Smith worried that many church and denominational leaders do not see generational concerns as important.

“We need to see this as an urgent issue,” he said. “I don’t know to what level our convention sees this as a crisis.

“I am grateful that men like Milton Hollifield [executive director-treasurer of the Baptist State Convention of North Carolina] and others have been very supportive of us and this initiative. I know he sees this as a priority, and I’m sure there are other pastors and denominational leaders that do as well, but I don’t know if this is at the forefront of our statewide conversation about strategically recruiting, investing and developing the next generation of pastors.”

Smith is also troubled that many young church leaders are not familiar with Southern Baptist institutions and polity. “We use words like association,” he said, “and a lot of younger guys don’t know what an association is. We use words like the Cooperative Program. Do they even know what the Cooperative Program is, how it got started, how it functions? We use words like Executive Committee. What do they do?”

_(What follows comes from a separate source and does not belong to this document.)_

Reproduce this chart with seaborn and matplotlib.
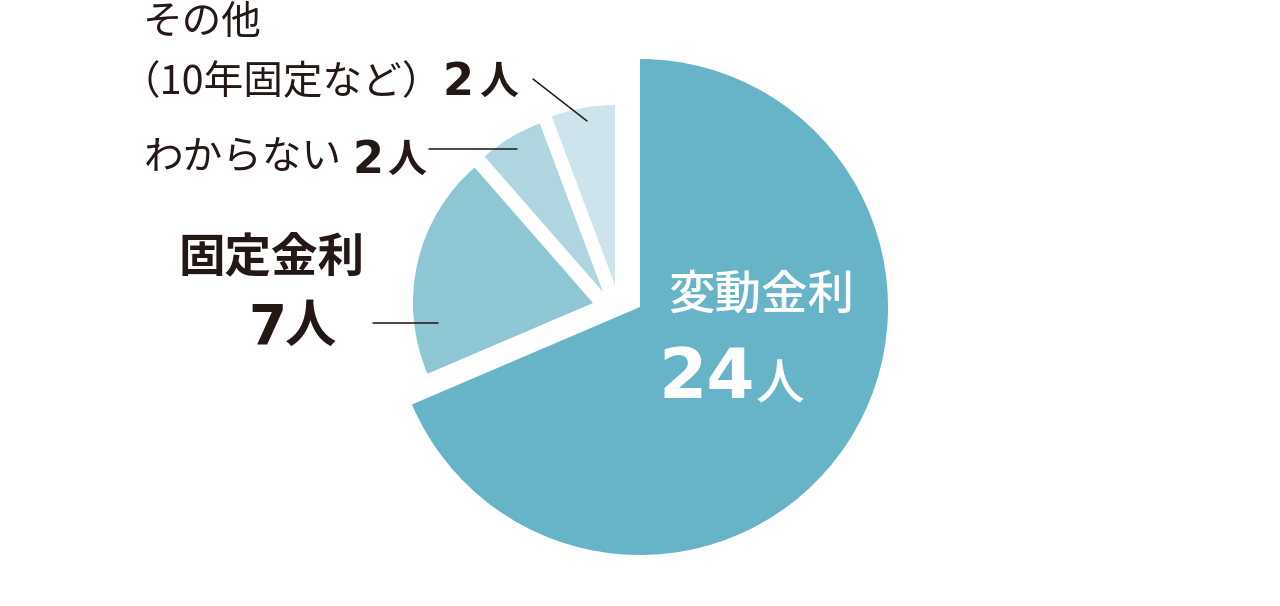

The Young Pastors Network is hosting an event Nov. 6 at the Koury Convention Center in Greensboro, preceding the Baptist State Convention of North Carolina’s (BSC) annual meeting. Hollifield will serve as the main speaker for the event.

Smith said the group “wants to be part of the solution” and hopes to encourage more young church leaders to attend the yearly denominational gathering.

The second-annual young pastors’ dinner has garnered more than 100 registrants, most of whom, Smith said, would not have otherwise attended the BSC annual meeting.

“I think there is a young generation that wants to be a part of what the convention is doing, wants to have a voice and wants to contribute,” he said. “They may do it differently. It may take some training, but I think people need to see this as a glimmer of hope, and not one of doom, as it relates to the looming crisis of the aging pastorate in our nation.”